### [Problem description]
Retype nothing but the lines from the start of the material up to and including the line with "import plotly.graph_objects as go". Pictures don't belong in the copy.
--- start of Recorded information ---
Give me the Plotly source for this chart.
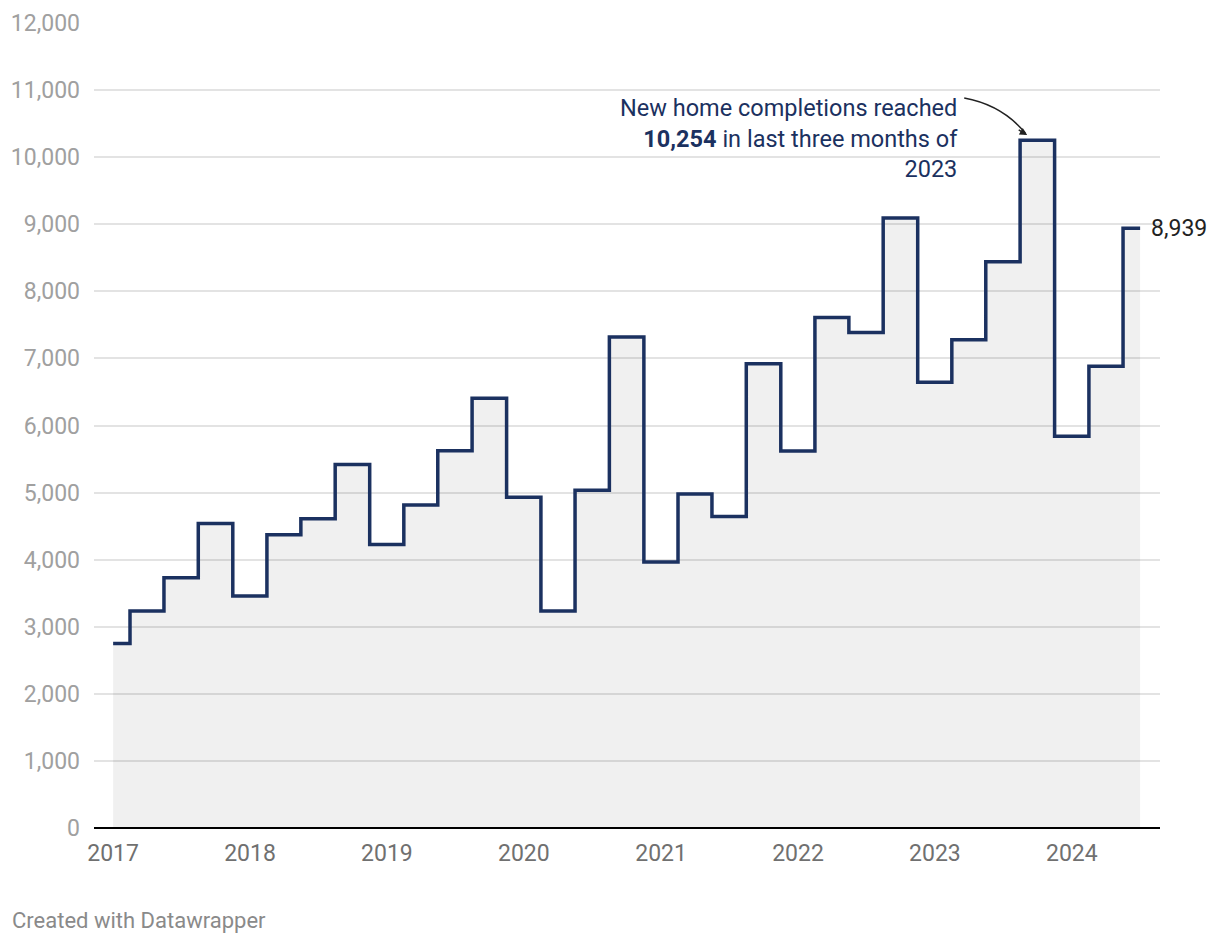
import plotly.graph_objects as go

quarters = [
    "2017-01-01", "2017-04-01", "2017-07-01", "2017-10-01",
    "2018-01-01", "2018-04-01", "2018-07-01", "2018-10-01",
    "2019-01-01", "2019-04-01", "2019-07-01", "2019-10-01",
    "2020-01-01", "2020-04-01", "2020-07-01", "2020-10-01",
    "2021-01-01", "2021-04-01", "2021-07-01", "2021-10-01",
    "2022-01-01", "2022-04-01", "2022-07-01", "2022-10-01",
    "2023-01-01", "2023-04-01", "2023-07-01", "2023-10-01",
    "2024-01-01", "2024-04-01", "2024-07-01",
]
completions = [
    2750, 3235, 3730, 4540,
    3460, 4370, 4610, 5420,
    4225, 4815, 5625, 6405,
    4930, 3235, 5035, 7320,
    3965, 4980, 4645, 6920,
    5620, 7610, 7385, 9095,
    6645, 7280, 8440, 10254,
    5840, 6885, 8939,
]
year_ticks = ["2017-01-01", "2018-01-01", "2019-01-01", "2020-01-01",
              "2021-01-01", "2022-01-01", "2023-01-01", "2024-01-01"]
year_labels = ["2017", "2018", "2019", "2020", "2021", "2022", "2023", "2024"]
y_ticks = list(range(0, 12001, 1000))
y_labels = [f"{v:,}" for v in y_ticks]

NAVY = "#1b3160"
FONT = "Roboto"

# page geometry (the page body adds an 8px offset)
PL, PR, PT, PB = 94, 1160, 23, 828
OFF = 8
PW, PH = PR - PL, PB - PT

fig = go.Figure()
fig.add_trace(go.Scatter(
    x=quarters, y=completions,
    mode="lines",
    line=dict(shape="hvh", color=NAVY, width=3.5),
    fill="tozeroy", fillcolor="rgba(0,0,0,0.06)",
    hoverinfo="x+y",
))

fig.update_layout(
    width=1220, height=944,
    margin=dict(l=PL - OFF, r=1220 - (PR - OFF), t=PT - OFF, b=944 - (PB - OFF)),
    paper_bgcolor="white", plot_bgcolor="white",
    showlegend=False,
    font=dict(family=FONT, size=23, color="#333333"),
    xaxis=dict(
        type="date", automargin=False,
        range=["2016-11-11", "2024-08-23"],
        tickvals=year_ticks, ticktext=year_labels,
        showgrid=False, zeroline=False,
        showline=False,
        ticks="", ticklabelstandoff=9,
        tickfont=dict(family=FONT, size=23, color="#707070"),
    ),
    yaxis=dict(
        range=[0, 12000], automargin=False,
        tickvals=y_ticks, ticktext=y_labels,
        showgrid=True, gridcolor="#e3e3e3", gridwidth=1.5,
        zeroline=True, zerolinecolor="#000000", zerolinewidth=2,
        showline=False, ticks="", ticklabelstandoff=13,
        tickfont=dict(family=FONT, size=23, color="#a0a0a0"),
    ),
)

fig.add_annotation(
    x=quarters[-1], y=completions[-1], xref="x", yref="y",
    text=f"{completions[-1]:,}", showarrow=False,
    xanchor="left", yanchor="middle", xshift=9,
    font=dict(family=FONT, size=23, color="#222222"),
)

fig.add_annotation(
    x=(960 - PL) / PW, y=(PB - 138.5) / PH, xref="paper", yref="paper",
    text=("New home completions reached<br><b>10,254</b> in last three months of<br>2023"),
    showarrow=False, xanchor="right", yanchor="middle", align="right",
    font=dict(family=FONT, size=23.5, color=NAVY),
)

# curved arrow to the peak
fig.add_shape(
    type="path", xref="x", yref="y",
    xsizemode="pixel", ysizemode="pixel",
    xanchor="2023-09-04", yanchor=10330,
    path="M -63 37 Q -25 30 -2 2",
    line=dict(color="#222222", width=1.5),
)
fig.add_annotation(
    x="2023-09-04", y=10330, xref="x", yref="y",
    text="", showarrow=True, arrowhead=2, arrowsize=1, arrowwidth=1.5,
    arrowcolor="#222222", ax=-10, ay=-6,
)

fig.add_annotation(
    x=(10 - PL) / PW, y=(PB - 920) / PH, xref="paper", yref="paper",
    text="Created with Datawrapper", showarrow=False,
    font=dict(family=FONT, size=22, color="#8a8a8a"),
    xanchor="left", yanchor="middle",
)

fig.write_html("out.html")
--- end of Recorded information ---
### [Solution below]
Give me the Plotly source for this chart.
import plotly.graph_objects as go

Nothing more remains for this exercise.